_Aim:_ Reproduce, character for character, the lines below from the first through the one with "const statValues = [0, 24.5, 38.7, 55.1, 100, 109.4];". Leave pictures out.

_Source data:_
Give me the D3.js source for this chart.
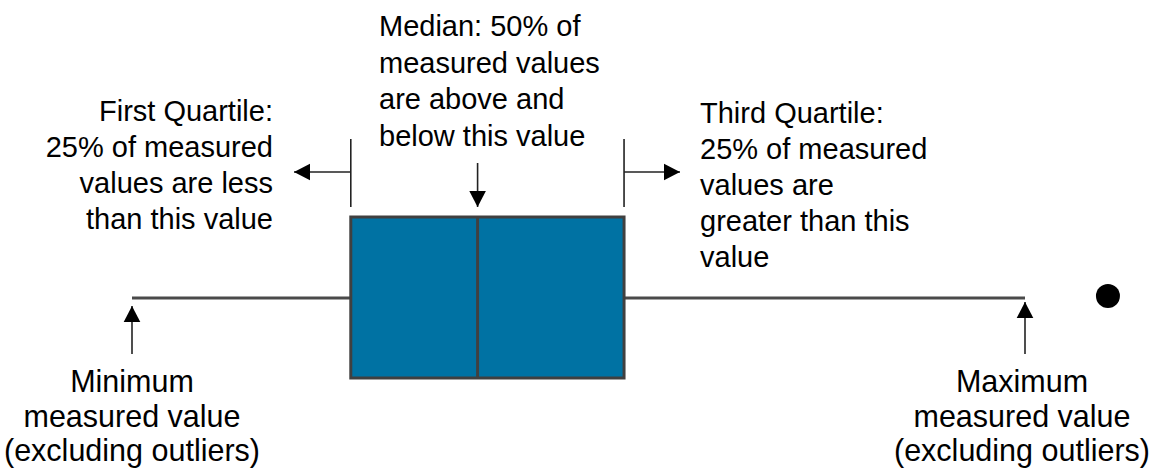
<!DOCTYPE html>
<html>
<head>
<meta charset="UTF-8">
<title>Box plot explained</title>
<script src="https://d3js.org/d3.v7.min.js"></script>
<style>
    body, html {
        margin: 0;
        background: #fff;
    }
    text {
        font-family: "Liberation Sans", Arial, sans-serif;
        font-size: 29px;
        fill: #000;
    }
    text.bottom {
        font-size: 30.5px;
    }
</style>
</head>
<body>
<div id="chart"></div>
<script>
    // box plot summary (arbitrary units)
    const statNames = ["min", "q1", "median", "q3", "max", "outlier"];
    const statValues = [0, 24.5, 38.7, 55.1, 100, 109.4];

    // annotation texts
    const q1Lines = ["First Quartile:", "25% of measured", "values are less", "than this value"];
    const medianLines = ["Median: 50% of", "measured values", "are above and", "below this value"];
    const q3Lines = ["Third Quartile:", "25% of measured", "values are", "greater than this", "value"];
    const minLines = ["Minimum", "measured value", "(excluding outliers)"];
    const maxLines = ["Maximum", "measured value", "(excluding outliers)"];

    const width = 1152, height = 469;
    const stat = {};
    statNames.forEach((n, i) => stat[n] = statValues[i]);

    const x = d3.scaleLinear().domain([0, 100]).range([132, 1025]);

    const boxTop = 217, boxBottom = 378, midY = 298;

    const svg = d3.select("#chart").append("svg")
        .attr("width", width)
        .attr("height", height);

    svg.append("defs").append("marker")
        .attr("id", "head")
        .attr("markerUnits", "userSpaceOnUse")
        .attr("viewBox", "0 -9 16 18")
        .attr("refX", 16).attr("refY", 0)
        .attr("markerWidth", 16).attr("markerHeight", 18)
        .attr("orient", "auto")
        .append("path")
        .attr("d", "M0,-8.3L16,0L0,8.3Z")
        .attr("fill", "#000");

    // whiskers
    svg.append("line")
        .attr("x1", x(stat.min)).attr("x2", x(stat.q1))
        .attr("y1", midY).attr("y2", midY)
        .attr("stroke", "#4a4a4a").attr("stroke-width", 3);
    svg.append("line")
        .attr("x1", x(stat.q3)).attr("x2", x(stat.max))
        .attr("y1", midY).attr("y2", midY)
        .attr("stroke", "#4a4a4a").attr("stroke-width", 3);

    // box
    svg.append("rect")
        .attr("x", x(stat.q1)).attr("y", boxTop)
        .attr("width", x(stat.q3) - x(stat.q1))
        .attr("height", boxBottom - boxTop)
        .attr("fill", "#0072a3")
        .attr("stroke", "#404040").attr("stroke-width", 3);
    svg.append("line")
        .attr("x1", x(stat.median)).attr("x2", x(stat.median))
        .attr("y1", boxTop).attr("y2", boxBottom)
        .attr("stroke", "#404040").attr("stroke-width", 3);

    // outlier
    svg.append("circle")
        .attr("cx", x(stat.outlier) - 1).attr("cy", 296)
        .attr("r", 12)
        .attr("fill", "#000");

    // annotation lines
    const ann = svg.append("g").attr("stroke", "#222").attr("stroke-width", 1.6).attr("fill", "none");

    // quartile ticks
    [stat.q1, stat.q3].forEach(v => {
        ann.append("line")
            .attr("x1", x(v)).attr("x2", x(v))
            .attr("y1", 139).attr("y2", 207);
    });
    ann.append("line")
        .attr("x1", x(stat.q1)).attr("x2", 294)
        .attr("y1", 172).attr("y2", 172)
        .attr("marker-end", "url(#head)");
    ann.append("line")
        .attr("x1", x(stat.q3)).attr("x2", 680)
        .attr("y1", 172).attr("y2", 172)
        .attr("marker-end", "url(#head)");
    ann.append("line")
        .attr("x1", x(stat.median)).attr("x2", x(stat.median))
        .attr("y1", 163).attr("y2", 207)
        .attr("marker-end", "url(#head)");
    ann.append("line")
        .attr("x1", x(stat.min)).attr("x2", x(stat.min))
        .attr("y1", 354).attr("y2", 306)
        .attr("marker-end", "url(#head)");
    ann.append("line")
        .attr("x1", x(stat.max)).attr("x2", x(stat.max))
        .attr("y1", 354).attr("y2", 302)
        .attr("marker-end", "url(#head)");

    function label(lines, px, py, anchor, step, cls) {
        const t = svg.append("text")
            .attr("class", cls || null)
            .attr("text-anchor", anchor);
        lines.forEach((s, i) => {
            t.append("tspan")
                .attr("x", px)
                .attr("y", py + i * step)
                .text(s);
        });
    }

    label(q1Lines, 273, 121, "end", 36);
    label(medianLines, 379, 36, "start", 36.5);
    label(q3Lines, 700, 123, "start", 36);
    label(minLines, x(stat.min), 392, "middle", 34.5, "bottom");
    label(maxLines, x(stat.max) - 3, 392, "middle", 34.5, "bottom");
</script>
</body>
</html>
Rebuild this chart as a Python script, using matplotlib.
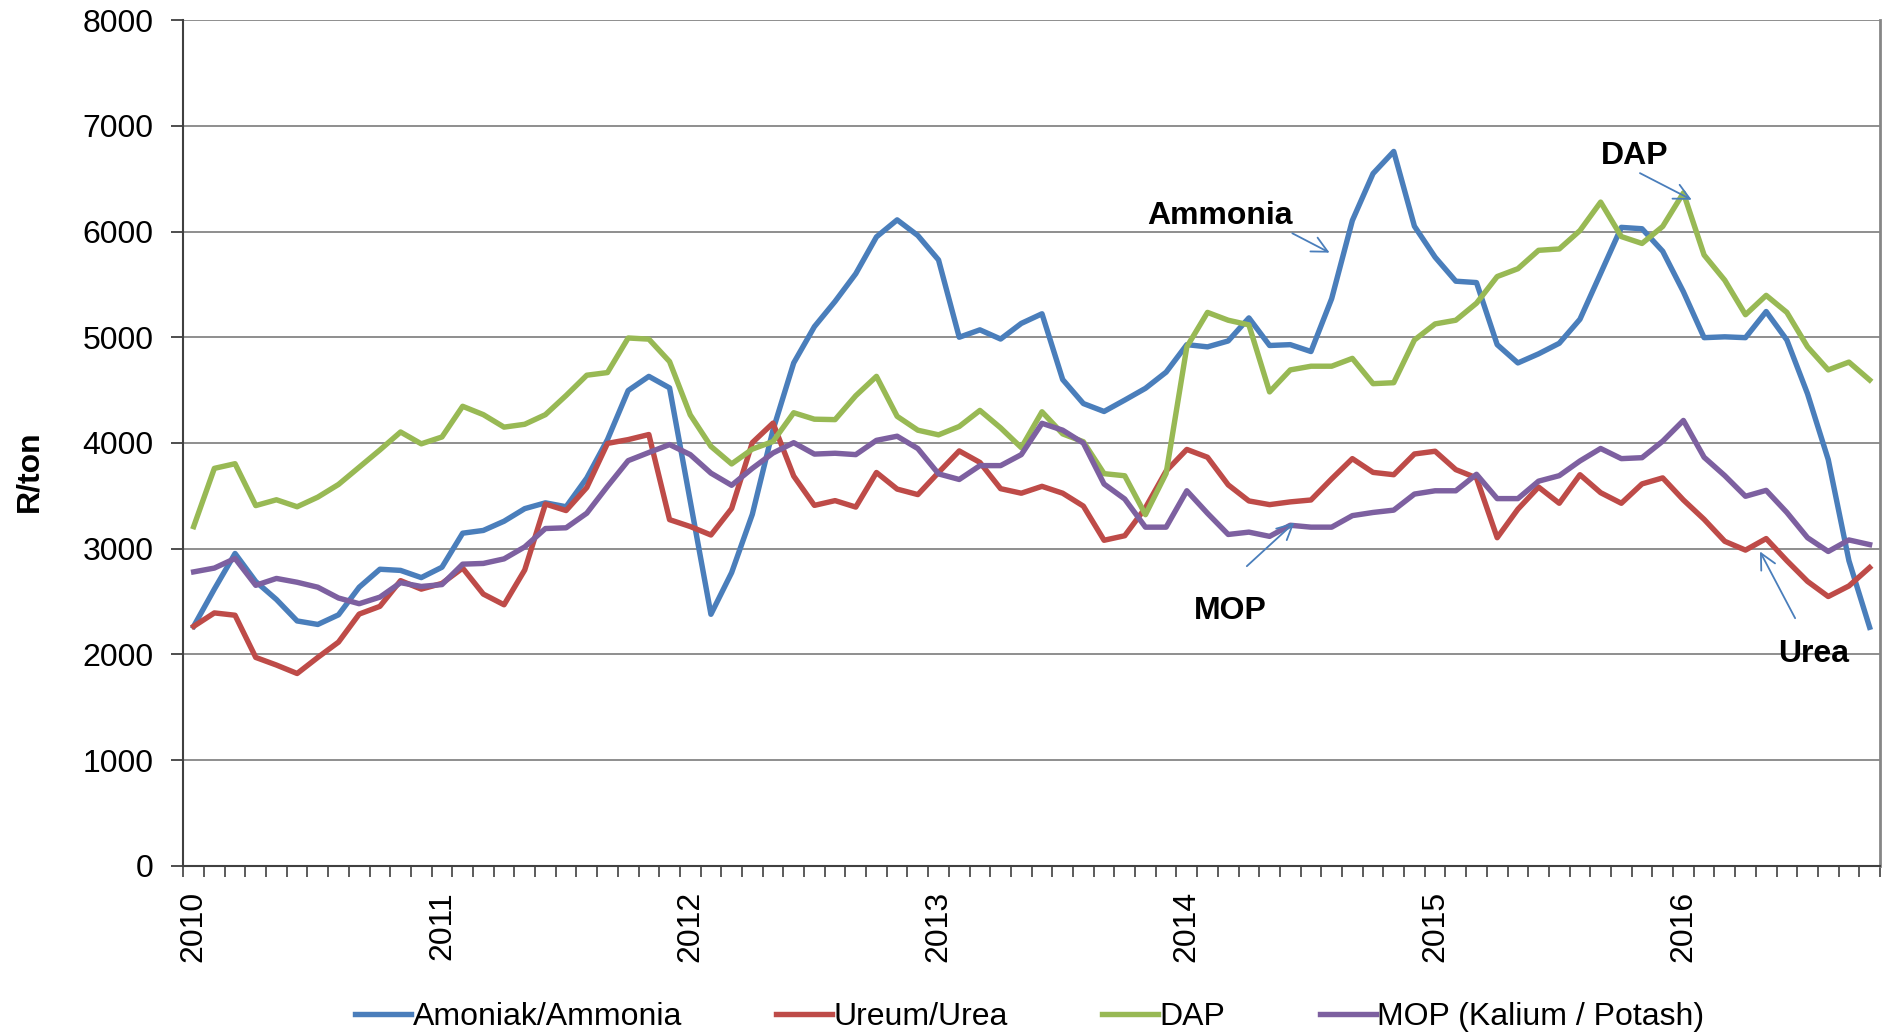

_Exercise output:_
Give me the D3.js source for this chart.
<!DOCTYPE html>
<html>
<head>
<meta charset="UTF-8">
<title>Box plot explained</title>
<script src="https://d3js.org/d3.v7.min.js"></script>
<style>
    body, html {
        margin: 0;
        background: #fff;
    }
    text {
        font-family: "Liberation Sans", Arial, sans-serif;
        font-size: 29px;
        fill: #000;
    }
    text.bottom {
        font-size: 30.5px;
    }
</style>
</head>
<body>
<div id="chart"></div>
<script>
    // box plot summary (arbitrary units)
    const statNames = ["min", "q1", "median", "q3", "max", "outlier"];
    const statValues = [0, 24.5, 38.7, 55.1, 100, 109.4];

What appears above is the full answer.